10. Considérant qu'il résulte de ce qui précède que l'appel incident de la société Halliburton Manufactoring and Services France ne peut, en tout état de cause, qu'être rejeté ;


Sur les conclusions présentées au titre de l'article L. 761-1 du code de justice administrative :


11. Considérant qu'il y a lieu, dans les circonstances de l'espèce, de mettre à la charge de l'Etat la somme de 3 000 euros, à verser à la société Halliburton Manufactoring and Services France, au titre de l'article L. 761-1 du code de justice administrative ;




D E C I D E :


Article 1er : Les articles 1er et 2 de l'arrêt de la cour administrative d'appel de Bordeaux du 5 février 2013 sont annulés.

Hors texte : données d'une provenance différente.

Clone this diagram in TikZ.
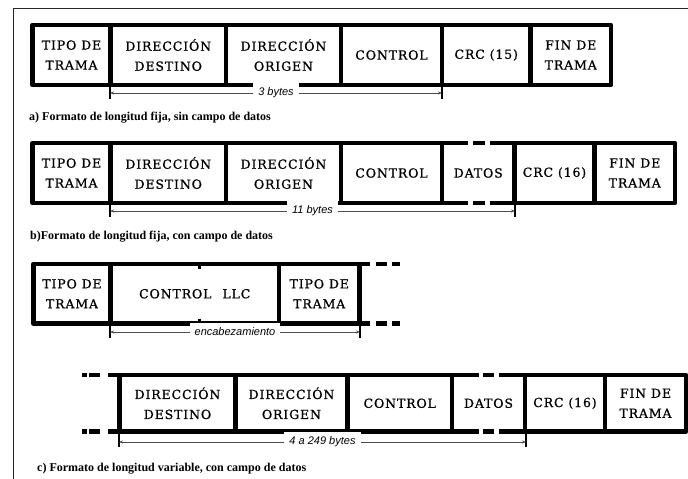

Article 2 : Le recours du ministre du budget, des comptes publics et de la réforme de l'Etat est rejeté.


Article 3 : Les conclusions d'appel incident présentées par la société Halliburton Manufactoring and Services France devant la cour administrative d'appel de Bordeaux sont rejetées.


Article 4 : L'Etat versera à la société Halliburton Manufactoring and Services France la somme de 3 000 euros au titre de l'article L. 761-1 du code de justice administrative.


Article 5 : La présente décision sera notifiée à la société Halliburton Manufactoring and Services France et au ministre des finances et des comptes publics.